Now the problem is that some products $$$a_ia_j$$$ considered in $$$g(k)$$$ may have $$$\text{GCD}(a_i, a_j) > k$$$. How to fix that?

You have to calculate the sum of $$$\frac{a_ia_j}{\text{GCD}(a_i, a_j)}$$$ ($$$i < j$$$).

For each $$$k = \text{GCD}(a_i, a_j)$$$, $$$a_i, a_j$$$ have to be multiples of $$$k$$$. Let's start by calculating $$$\displaystyle g(k) = \sum_{k | a_i, k | a_j, i < j}a_ia_j$$$, then we will remove pairs such that $$$\text{GCD}(a_i, a_j) > k$$$.

Let $$$g_1(k) = \sum_{k | a_i}a_i$$$, $$$g_2(k) = \sum_{k | a_i}a_i^2$$$ (they can be calculated with Solution 1 or Solution 3, using $$$b_i = a_i$$$ and $$$b_i = a_i^2$$$ respectively). Note that $$$\displaystyle g_2(k) = \sum_{k | a_i, k | a_j}a_ia_j$$$. Then, $$$g(k) = \frac{1}{2}(g_1(k)^2 - g_2(k))$$$.

Finally, let $$$\displaystyle f(k) = \sum_{\text{GCD}(a_i, a_j) = k, i < j}a_ia_j$$$. Let's calculate $$$f(k)$$$ for $$$k$$$ from $$$m$$$ to $$$1$$$. Then, $$$f(k) = g(k) - \sum_{i=2}^{\lfloor m/k \rfloor} f(ik)$$$ (it's the same idea as the Solution 1).

Suppose you want the last number of the blackboard to be $$$k$$$. Is there an optimal order of operations (such that, if $$$k$$$ can be reached, you can also reach it with that order of operations)?

It's optimal to use all the $$$\text{GCD}$$$ operations before all the $$$\text{MIN}$$$ operations.

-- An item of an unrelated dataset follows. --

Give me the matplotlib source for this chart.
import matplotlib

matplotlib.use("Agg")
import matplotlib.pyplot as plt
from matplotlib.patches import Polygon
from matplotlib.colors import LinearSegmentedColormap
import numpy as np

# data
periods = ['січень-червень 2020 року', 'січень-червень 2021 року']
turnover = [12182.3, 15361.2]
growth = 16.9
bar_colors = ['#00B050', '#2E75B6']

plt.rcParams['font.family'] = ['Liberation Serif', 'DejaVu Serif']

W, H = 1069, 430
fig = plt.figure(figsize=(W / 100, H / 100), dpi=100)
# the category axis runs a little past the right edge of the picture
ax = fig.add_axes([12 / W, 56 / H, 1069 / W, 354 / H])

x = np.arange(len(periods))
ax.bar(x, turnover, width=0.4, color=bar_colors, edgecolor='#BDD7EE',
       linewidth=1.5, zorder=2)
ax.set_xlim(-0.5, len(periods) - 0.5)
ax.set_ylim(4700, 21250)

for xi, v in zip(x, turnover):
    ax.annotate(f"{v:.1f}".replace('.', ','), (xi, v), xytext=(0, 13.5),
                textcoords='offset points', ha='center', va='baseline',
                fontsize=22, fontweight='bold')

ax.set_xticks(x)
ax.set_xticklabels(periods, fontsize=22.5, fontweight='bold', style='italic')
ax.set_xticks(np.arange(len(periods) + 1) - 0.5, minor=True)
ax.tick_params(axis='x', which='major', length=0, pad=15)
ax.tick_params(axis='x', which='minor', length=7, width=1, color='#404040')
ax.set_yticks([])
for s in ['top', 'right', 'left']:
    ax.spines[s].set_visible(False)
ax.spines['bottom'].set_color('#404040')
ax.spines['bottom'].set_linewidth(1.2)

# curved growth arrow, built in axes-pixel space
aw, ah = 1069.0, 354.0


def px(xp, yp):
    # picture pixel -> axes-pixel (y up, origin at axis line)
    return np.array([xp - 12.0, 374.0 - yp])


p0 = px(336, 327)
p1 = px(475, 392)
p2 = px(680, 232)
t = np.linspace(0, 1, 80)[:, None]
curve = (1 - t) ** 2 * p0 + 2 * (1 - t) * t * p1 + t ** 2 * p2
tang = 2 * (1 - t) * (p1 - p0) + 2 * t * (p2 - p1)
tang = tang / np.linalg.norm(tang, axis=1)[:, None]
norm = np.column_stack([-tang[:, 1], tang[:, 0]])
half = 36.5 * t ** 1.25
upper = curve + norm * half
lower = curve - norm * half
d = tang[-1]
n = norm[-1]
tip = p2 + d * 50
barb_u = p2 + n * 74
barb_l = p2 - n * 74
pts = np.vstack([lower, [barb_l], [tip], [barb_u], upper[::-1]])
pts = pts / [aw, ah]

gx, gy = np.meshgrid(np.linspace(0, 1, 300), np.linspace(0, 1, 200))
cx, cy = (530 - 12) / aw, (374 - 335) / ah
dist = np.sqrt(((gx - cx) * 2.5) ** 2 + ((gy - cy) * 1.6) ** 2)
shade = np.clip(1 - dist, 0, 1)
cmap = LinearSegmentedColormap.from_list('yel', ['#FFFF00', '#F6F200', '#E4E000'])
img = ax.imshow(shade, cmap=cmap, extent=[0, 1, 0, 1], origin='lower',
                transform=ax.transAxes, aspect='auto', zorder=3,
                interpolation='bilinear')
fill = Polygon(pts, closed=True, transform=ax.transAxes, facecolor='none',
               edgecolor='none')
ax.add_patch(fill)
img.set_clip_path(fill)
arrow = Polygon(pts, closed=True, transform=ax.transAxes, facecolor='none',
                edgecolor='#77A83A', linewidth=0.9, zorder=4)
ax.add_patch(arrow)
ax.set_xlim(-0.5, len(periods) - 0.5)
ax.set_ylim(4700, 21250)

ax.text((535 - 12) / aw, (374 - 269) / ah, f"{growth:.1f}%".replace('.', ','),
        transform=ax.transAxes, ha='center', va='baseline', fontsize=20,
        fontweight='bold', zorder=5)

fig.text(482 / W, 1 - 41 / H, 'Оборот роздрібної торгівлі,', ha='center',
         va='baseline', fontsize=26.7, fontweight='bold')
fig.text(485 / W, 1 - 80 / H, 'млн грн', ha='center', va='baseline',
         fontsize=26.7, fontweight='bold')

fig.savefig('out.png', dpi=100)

So, how does the last number of the blackboard look like?

The last number of the blackboard is $$$\leq \min(a_i)$$$, and it's the $$$\text{GCD}$$$ of a subset of $$$a$$$. How to count the possible final numbers?

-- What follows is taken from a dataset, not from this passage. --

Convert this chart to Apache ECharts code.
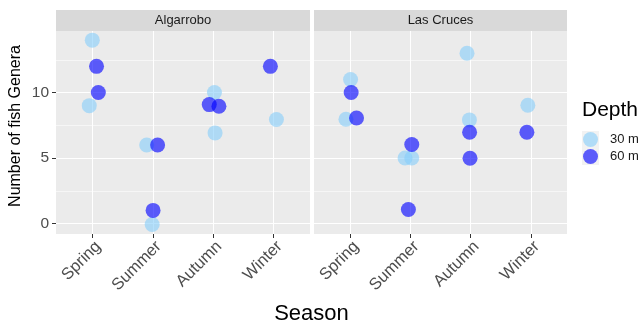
<!DOCTYPE html>
<html>
<head>
<meta charset="utf-8">
<script src="https://cdn.jsdelivr.net/npm/echarts@6/dist/echarts.min.js"></script>
<style>
  html, body { margin: 0; padding: 0; background: #ffffff; }
  #chart { width: 643px; height: 325px; }
</style>
</head>
<body>
<div id="chart"></div>
<script>
// Seasons on the x axis and the two sampling sites (one panel each)
const seasons = ['Spring', 'Summer', 'Autumn', 'Winter'];
const sites = ['Algarrobo', 'Las Cruces'];
const depths = ['30 m', '60 m'];
const yTicks = [0, 5, 10];
const yMinorTicks = [2.5, 7.5, 12.5];

// Each survey: season, number of fish genera, horizontal jitter (fraction of a category)
const algarrobo30Season = ['Spring', 'Spring', 'Summer', 'Summer', 'Autumn', 'Autumn', 'Winter'];
const algarrobo30Genera = [14, 9, 6, -0.08, 10, 6.92, 7.94];
const algarrobo30Jitter = [0, -0.05, -0.1, -0.01, 0.02, 0.03, 0.045];

const algarrobo60Season = ['Spring', 'Spring', 'Summer', 'Summer', 'Autumn', 'Autumn', 'Winter'];
const algarrobo60Genera = [12, 10, 6, 1, 9.08, 8.95, 12];
const algarrobo60Jitter = [0.07, 0.1, 0.08, 0.005, -0.066, 0.094, -0.055];

const lasCruces30Season = ['Spring', 'Spring', 'Summer', 'Summer', 'Autumn', 'Autumn', 'Winter'];
const lasCruces30Genera = [11, 7.96, 5, 5, 13, 7.91, 9.03];
const lasCruces30Jitter = [0.007, -0.07, -0.088, 0.023, -0.06, -0.02, -0.05];

const lasCruces60Season = ['Spring', 'Spring', 'Summer', 'Summer', 'Autumn', 'Autumn', 'Winter'];
const lasCruces60Genera = [10, 8.06, 6.03, 1.07, 6.97, 4.98, 6.97];
const lasCruces60Jitter = [0.017, 0.106, 0.023, -0.033, -0.017, -0.01, -0.066];

const FONT = '"Liberation Sans", Arial, Helvetica, sans-serif';
const LIGHT = 'rgba(135, 206, 250, 0.76)';
const DARK = 'rgba(0, 0, 255, 0.78)';
const PANEL_BG = '#EBEBEB';

function points(seasonArr, generaArr, jitterArr) {
  return seasonArr.map((s, i) => [seasons.indexOf(s) + jitterArr[i], generaArr[i]]);
}

const panelData = [
  { site: sites[0], d30: points(algarrobo30Season, algarrobo30Genera, algarrobo30Jitter),
    d60: points(algarrobo60Season, algarrobo60Genera, algarrobo60Jitter) },
  { site: sites[1], d30: points(lasCruces30Season, lasCruces30Genera, lasCruces30Jitter),
    d60: points(lasCruces60Season, lasCruces60Genera, lasCruces60Jitter) }
];

// Panel geometry (pixels)
const panels = [
  { left: 56, right: 310 },
  { left: 314, right: 567 }
];
const panelTop = 31, panelBottom = 234, stripTop = 10;
const W = 643, H = 325;

const catTicks = seasons.map((_, i) => i);

const grids = panels.map(p => ({
  left: p.left, width: p.right - p.left, top: panelTop, height: panelBottom - panelTop,
  show: true, backgroundColor: PANEL_BG, borderWidth: 0, containLabel: false
}));

const xAxes = panels.map((p, i) => ({
  type: 'value', gridIndex: i, min: -0.6, max: 3.6, position: 'bottom',
  axisLine: { show: false, onZero: false },
  axisTick: { show: true, customValues: catTicks, length: 4, lineStyle: { color: '#333333', width: 1 } },
  axisLabel: {
    customValues: catTicks, rotate: 45, margin: 4,
    align: 'right', verticalAlign: 'top',
    fontFamily: FONT, fontSize: 16.5, color: '#4D4D4D',
    formatter: v => seasons[Math.round(v)]
  },
  splitLine: { show: false }
}));

const yAxes = panels.map((p, i) => ({
  type: 'value', gridIndex: i, min: -0.8, max: 14.7, position: 'left',
  axisLine: { show: false, onZero: false },
  axisTick: { show: i === 0, customValues: yTicks, length: 4, lineStyle: { color: '#333333', width: 1 } },
  axisLabel: {
    show: i === 0, customValues: yTicks, margin: 7,
    fontFamily: FONT, fontSize: 15.5, color: '#4D4D4D'
  },
  splitLine: { show: false }
}));

// Panel grid lines, placed through each panel's own scales
const MAJOR = { color: '#FFFFFF', width: 1.1, type: 'solid' };
const MINOR = { color: '#FFFFFF', width: 0.55, type: 'solid' };
const gridLineData = []
  .concat(yMinorTicks.map(v => ({ yAxis: v, lineStyle: MINOR })))
  .concat(yTicks.map(v => ({ yAxis: v, lineStyle: MAJOR })))
  .concat(catTicks.map(v => ({ xAxis: v, lineStyle: MAJOR })));

const series = [];
panelData.forEach((pd, i) => {
  series.push({
    name: depths[0], type: 'scatter', xAxisIndex: i, yAxisIndex: i,
    data: pd.d30, symbol: 'circle', symbolSize: 15, z: 3,
    itemStyle: { color: LIGHT },
    emphasis: { disabled: true },
    markLine: {
      silent: true, symbol: 'none', z: 1, animation: false,
      label: { show: false },
      emphasis: { disabled: true },
      data: gridLineData
    }
  });
  series.push({
    name: depths[1], type: 'scatter', xAxisIndex: i, yAxisIndex: i,
    data: pd.d60, symbol: 'circle', symbolSize: 15, z: 4,
    itemStyle: { color: DARK },
    emphasis: { disabled: true }
  });
});

const graphics = [];
// Facet strips
panels.forEach((p, i) => {
  graphics.push({
    type: 'rect', z: 0,
    shape: { x: p.left, y: stripTop, width: p.right - p.left, height: panelTop - stripTop },
    style: { fill: '#D9D9D9' }
  });
  graphics.push({
    type: 'text', z: 1,
    x: (p.left + p.right) / 2, y: (stripTop + panelTop) / 2,
    style: { text: sites[i], font: '13px ' + FONT, fill: '#1A1A1A', align: 'center', verticalAlign: 'middle' }
  });
});
// Axis titles
graphics.push({
  type: 'text', x: 16, y: 126, rotation: Math.PI / 2,
  style: { text: 'Number of fish Genera', font: '16px ' + FONT, fill: '#000000', align: 'center', verticalAlign: 'middle' }
});
graphics.push({
  type: 'text', x: (panels[0].left + panels[1].right) / 2, y: 314,
  style: { text: 'Season', font: '22px ' + FONT, fill: '#000000', align: 'center', verticalAlign: 'middle' }
});
// Legend title and key backgrounds
graphics.push({
  type: 'text', x: 582, y: 110,
  style: { text: 'Depth', font: '21px ' + FONT, fill: '#000000', align: 'left', verticalAlign: 'middle' }
});
graphics.push({
  type: 'rect', z: -1,
  shape: { x: 582, y: 131, width: 17, height: 34 },
  style: { fill: '#F2F2F2' }
});

const chart = echarts.init(document.getElementById('chart'), null, { renderer: 'canvas', width: W, height: H });
chart.setOption({
  animation: false,
  backgroundColor: '#FFFFFF',
  textStyle: { fontFamily: FONT },
  grid: grids,
  xAxis: xAxes,
  yAxis: yAxes,
  legend: {
    data: depths, orient: 'vertical', left: 583, top: 132,
    itemWidth: 15, itemHeight: 15, itemGap: 2, icon: 'circle',
    padding: 0,
    textStyle: { fontFamily: FONT, fontSize: 13, color: '#1A1A1A', padding: [0, 0, 0, 7] },
    selectedMode: false
  },
  graphic: graphics,
  series: series
});
</script>
</body>
</html>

If $$$k$$$ is the $$$\text{GCD}$$$ of some subset, it's also the $$$\text{GCD}$$$ of $$$S_k = \{a_i \mid k | a_i\}$$$. How to calculate the $$$\text{GCD}$$$ of $$$S_k$$$ for each $$$k$$$?

It's easy to prove that the final number on the blackboard is $$$\leq \min(a_i)$$$, and it's the $$$\text{GCD}$$$ of a subset of $$$a$$$.

For a fixed $$$k$$$, a necessary and sufficient condition for it to be the $$$\text{GCD}$$$ of a subset is to be the $$$\text{GCD}$$$ of the "worst-case" subset, namely $$$S_k = \{a_i \mid k | a_i\}$$$. Let $$$f(k)$$$ be such $$$\text{GCD}$$$.

Initially, all $$$f(k)$$$ are set to $$$0$$$. For each $$$a_i$$$, iterate over its divisors $$$j$$$ (with Solution 2) and set $$$f(j) := \text{GCD}(f(j), a_i)$$$

The answer is the number of $$$k \leq \min(a_i)$$$ such that $$$f(k) = k$$$.